Mais si le triCCD bénéficie d’un traitement séparé des couleurs, cela n’implique pas que sa définition d’image soit forcément meilleure que celle d’un monoCCD. Tout dépend de la taille du pixel, de celle du
capteur et de la distance qui sépare deux pixels (la fréquence d’échantillonnage). Ainsi, les derniers modèles de caméscopes triCCD à bas prix, tels que le Panasonic NV-GS75 ou le JVC GZ-MC500, vendus entre 650 et 1500 euros, ne
témoignent pas d’une précision d’image vraiment supérieure à celle d’un bon caméscope monoCCD. La taille de leurs capteurs (1/6 de pouce) étant sans doute trop réduite, le fait d’estampiller un boîtier de caméscope
‘ triCCD ‘ ne garantit donc pas une qualité d’image à toute épreuve.La sortie récente d’un caméscope haute définition à 2 000 euros, chez Sony, et ne possédant qu’un seul capteur (le DCR-HC1), laisse d’ailleurs supposer que la technologie triCCD n’est plus
systématiquement retenue comme un gage de qualité. Plus surprenant encore est le Sony HVR-A1 : le premier caméscope professionnel monocapteur (3 000 euros). Dans ce cas précis, c’est le traitement numérique lié au capteur CMOS
qui assure la qualité d’image.

Capteur CCD mesuré en pouces, une faute de langage

La taille des capteurs CCD est toujours exprimée en pouces par les fabricants.

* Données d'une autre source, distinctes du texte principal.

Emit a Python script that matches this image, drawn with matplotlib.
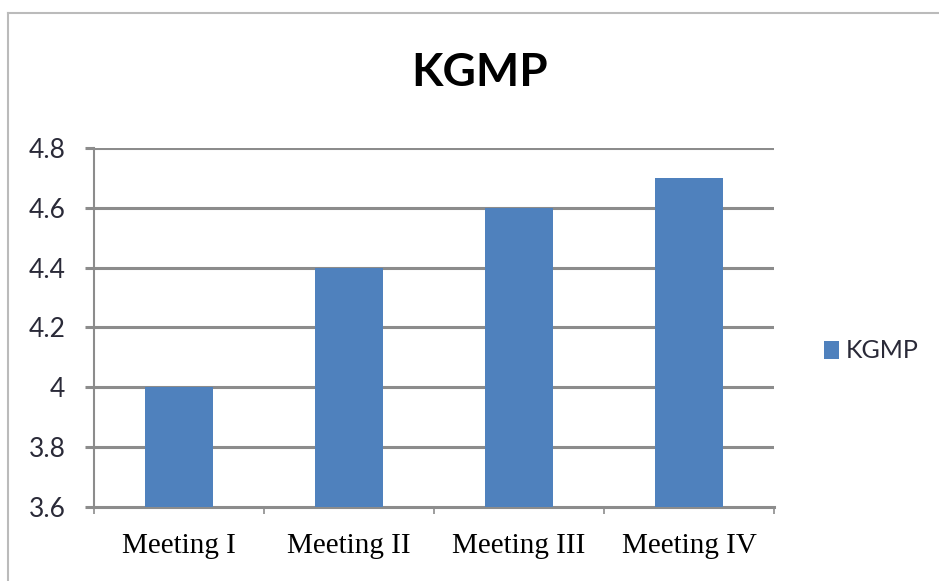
import matplotlib.pyplot as plt
import numpy as np
from matplotlib.lines import Line2D

categories = ['Meeting I', 'Meeting II', 'Meeting III', 'Meeting IV']
values = [4.0, 4.4, 4.6, 4.7]
yticks = [3.6, 3.8, 4.0, 4.2, 4.4, 4.6, 4.8]
ylabels = ['3.6', '3.8', '4', '4.2', '4.4', '4.6', '4.8']

bar_color = '#4F81BD'
grid_color = '#8C8C8C'

fig = plt.figure(figsize=(9.39, 5.81), dpi=100)
ax = fig.add_axes([94 / 939, 1 - 507 / 581, 680 / 939, 359 / 581])

x = np.arange(len(categories))
ax.bar(x, [v - 3.6 for v in values], bottom=3.6, width=0.4, color=bar_color, zorder=3, label='KGMP')

ax.set_xlim(-0.5, len(categories) - 0.5)
ax.set_ylim(3.6, 4.8)
ax.set_yticks(yticks)
ax.set_yticklabels(ylabels, fontfamily='Lato', fontsize=19, color='#2a2a38')
for y in yticks[1:]:
    ax.axhline(y, color=grid_color, lw=2.2, zorder=1)

ax.set_xticks(np.arange(len(categories) + 1) - 0.5)
ax.set_xticklabels([])
ax.set_xticks(x, minor=True)
ax.set_xticklabels(categories, minor=True, fontfamily='Liberation Serif', fontsize=21)
ax.tick_params(axis='x', which='major', length=5, width=1.2, color=grid_color)
ax.tick_params(axis='x', which='minor', length=0, pad=19)
ax.tick_params(axis='y', length=6.5, width=2.2, color=grid_color, pad=14)

for s in ['top', 'right']:
    ax.spines[s].set_visible(False)
ax.spines['left'].set_color(grid_color)
ax.spines['left'].set_linewidth(1.5)
ax.spines['bottom'].set_color(grid_color)
ax.spines['bottom'].set_linewidth(2.2)

fig.text(480 / 939, 1 - 73 / 581, 'KGMP', ha='center', va='center',
         fontfamily='Lato', fontweight='bold', fontsize=33, color='black')

ax.legend(loc='center left', bbox_to_anchor=(801 / 939, 1 - 351 / 581), bbox_transform=fig.transFigure,
          frameon=False, prop={'family': 'Lato', 'size': 18}, handlelength=0.6, handleheight=0.7,
          handletextpad=0.3, labelcolor='#2a2a38')

# outer chart border
fig.add_artist(Line2D([8 / 939, 8 / 939], [0, 1 - 13 / 581], transform=fig.transFigure, color='#BBBBBB', lw=1.5))
fig.add_artist(Line2D([8 / 939, 1], [1 - 13 / 581, 1 - 13 / 581], transform=fig.transFigure, color='#BBBBBB', lw=1.5))

fig.savefig('out.png', dpi=100)
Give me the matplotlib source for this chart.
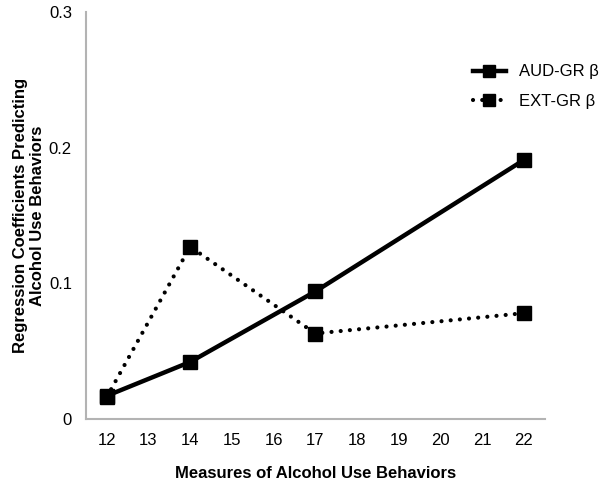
import matplotlib
matplotlib.use("Agg")
import matplotlib.pyplot as plt

import numpy as np

plt.rcParams["font.family"] = ["Liberation Sans", "DejaVu Sans"]

categories = ["12", "13", "14", "15", "16", "17", "18", "19", "20", "21", "22"]
measures = ["12", "14", "17", "22"]
aud_beta = [0.017, 0.042, 0.094, 0.191]
ext_beta = [0.016, 0.127, 0.063, 0.078]

x_all = np.arange(len(categories))
x = [categories.index(m) for m in measures]

fig = plt.figure(figsize=(6, 4.86), dpi=100)
ax = fig.add_axes([0.143, 0.138, 0.765, 0.837])

ax.plot(x, aud_beta, color="black", linewidth=3.2, marker="s", markersize=10,
        label="AUD-GR β", zorder=3)
ax.plot(x, ext_beta, color="black", linewidth=3, linestyle=(0, (0.01, 2.2)),
        dash_capstyle="round", marker="s", markersize=10,
        label="EXT-GR β", zorder=3)

ax.set_xlim(-0.5, len(categories) - 0.5)
ax.set_ylim(0, 0.3)
ax.set_xticks(x_all)
ax.set_xticklabels(categories)
ax.set_yticks([0, 0.1, 0.2, 0.3])
ax.set_yticklabels(["0", "0.1", "0.2", "0.3"])
ax.tick_params(length=0, labelsize=12, pad=10)

for side in ["top", "right"]:
    ax.spines[side].set_visible(False)
for side in ["left", "bottom"]:
    ax.spines[side].set_color("#b3b3b3")
    ax.spines[side].set_linewidth(1.5)

ax.set_xlabel("Measures of Alcohol Use Behaviors", fontsize=12, fontweight="bold", labelpad=13)
ax.set_ylabel("Regression Coefficients Predicting\nAlcohol Use Behaviors",
              fontsize=12, fontweight="bold", labelpad=3, linespacing=1.15)

ax.legend(loc="upper left", bbox_to_anchor=(0.828, 0.888), frameon=False,
          fontsize=12, handlelength=2.0, labelspacing=0.85, markerscale=0.9,
          borderaxespad=0)

fig.savefig("out.png", dpi=100)
plt.close(fig)
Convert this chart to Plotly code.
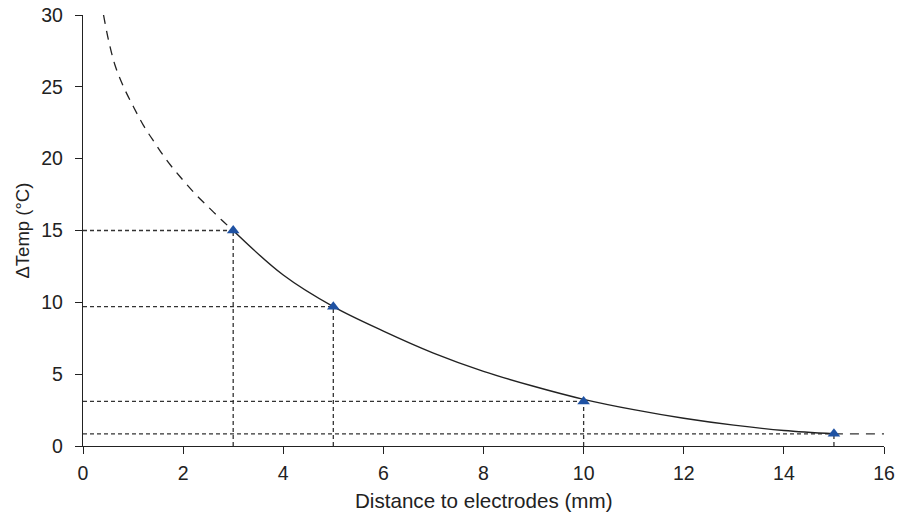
import plotly.graph_objects as go

# Measured temperature rise at each distance from the electrodes
distance_mm = [3, 5, 10, 15]
delta_temp = [15.0, 9.7, 3.1, 0.85]

# Fitted decay curve: extrapolated (near field), fitted, extrapolated (far field)
near_x = [0.41, 0.51, 0.64, 0.81, 1.01, 1.21, 1.44, 1.67, 1.94, 2.24, 2.5, 2.77, 3.0]
near_y = [30.0, 28.25, 26.5, 25.0, 23.6, 22.3, 21.07, 19.9, 18.74, 17.55, 16.65, 15.73, 15.0]
fit_x = [3.0, 4.0, 5.0, 6.0, 7.0, 8.0, 9.0, 10.0, 11.0, 12.0, 13.0, 14.0, 15.0]
fit_y = [15.0, 11.9, 9.7, 8.0, 6.47, 5.2, 4.16, 3.25, 2.53, 1.93, 1.45, 1.08, 0.85]
far_x = [15.0, 16.0]
far_y = [0.85, 0.85]

x_ticks = list(range(0, 17, 2))
y_ticks = list(range(0, 31, 5))

ink = "#222222"
guide = "#333333"
marker_blue = "#1f52a3"
family = "Liberation Sans, Arial, sans-serif"

fig = go.Figure()

# Dashed guide lines from each measurement to both axes
for xv, yv in zip(distance_mm, delta_temp):
    fig.add_trace(go.Scatter(
        x=[0, xv], y=[yv, yv], mode="lines",
        line=dict(color=guide, width=1.3, dash="4px,3px"),
        hoverinfo="skip", showlegend=False))
    fig.add_trace(go.Scatter(
        x=[xv, xv], y=[0, yv], mode="lines",
        line=dict(color=guide, width=1.3, dash="4px,3px"),
        hoverinfo="skip", showlegend=False))

# Extrapolated portions of the curve
fig.add_trace(go.Scatter(
    x=near_x, y=near_y, mode="lines", line_shape="spline",
    line=dict(color=ink, width=1.3, dash="9px,7px"), showlegend=False))
fig.add_trace(go.Scatter(
    x=far_x, y=far_y, mode="lines",
    line=dict(color=guide, width=1.3, dash="9px,7px"), showlegend=False))

# Fitted curve over the measured range
fig.add_trace(go.Scatter(
    x=fit_x, y=fit_y, mode="lines", line_shape="spline",
    line=dict(color=ink, width=1.4), showlegend=False))

# Measurements
fig.add_trace(go.Scatter(
    x=distance_mm, y=delta_temp, mode="markers",
    marker=dict(symbol="triangle-up", size=11, color=marker_blue),
    showlegend=False))

tick_font = dict(family=family, size=19.5, color=ink)

fig.update_layout(
    width=907, height=515,
    margin=dict(l=83, r=23, t=15, b=69),
    paper_bgcolor="white", plot_bgcolor="white",
    font=tick_font,
    xaxis=dict(
        range=[0, 16], tickvals=x_ticks, ticks="outside", ticklen=7,
        tickcolor=ink, tickwidth=1.3, showline=True, linecolor=ink, linewidth=1.3,
        showgrid=False, zeroline=False, tickfont=tick_font, ticklabelstandoff=2,
        automargin=False),
    yaxis=dict(
        range=[0, 30], tickvals=y_ticks, ticks="outside", ticklen=7,
        tickcolor=ink, tickwidth=1.3, showline=True, linecolor=ink, linewidth=1.3,
        showgrid=False, zeroline=False, tickfont=tick_font, ticklabelstandoff=8,
        automargin=False),
    annotations=[
        dict(text="Distance to electrodes (mm)", xref="paper", yref="paper",
             x=0.5, y=0, xanchor="center", yanchor="middle", yshift=-54,
             showarrow=False, font=dict(family=family, size=20.6, color=ink)),
        dict(text="ΔTemp (°C)", xref="paper", yref="paper",
             x=0, y=0.5, xanchor="center", yanchor="middle", xshift=-61,
             textangle=-90, showarrow=False,
             font=dict(family=family, size=18.5, color=ink)),
    ],
)

fig.write_html("out.html")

Aussi, pour connaître la taille d’un capteur de 1/3 de pouce en système métrique, on calculerait : 2,54 cm (1 pouce)/3
= 8,4 mm. Mais ce calcul est faux. Car la taille des capteurs CCD se réfère en fait au diamètre externe des tubes d’analyse utilisés sur les caméras jusqu’à la fin des années 80. Le diamètre utile de l’image
formée sur la surface sensible du CCD est physiquement inférieur aux valeurs indiquées en pouces. Il est par exemple de 11 mm pour un capteur de 2/3 de pouce, alors que le diamètre théorique du tube est de 18 mm. Ainsi, rien sur un capteur
de 2/3 de pouce ne mesure réellement 2/3 de pouce. Il s’agit d’une convention de langage qui perdure depuis trente ans. La valeur en pouces a néanmoins l’intérêt d’indiquer une proportion de taille : un capteur 1/6
de pouce sera forcément plus petit qu’un capteur 1/4 de pouce. Or, on sait que la taille du capteur a une incidence directe sur la sensibilité et le piqué d’un caméscope.Enfin, le capteur tel qu’on le voit en photo ou à l’intérieur d’un caméscope n’est pas le capteur lui-même, mais l’ensemble du boîtier (qui ressemble à un insecte avec de minuscules pattes). Le capteur
est nettement plus petit et mesure à peine deux millimètres. Cela donne une idée de l’effort de miniaturisation des composants au fil des années et de la performance à rassembler plusieurs millions de pixels sur une surface aussi petite. On
comprend mieux pourquoi l’image est meilleure avec trois capteurs 1/3 de pouce portant chacun un million de pixels, qu’avec un seul CCD de 1/6 de pouce où se concentrent deux millions de pixels.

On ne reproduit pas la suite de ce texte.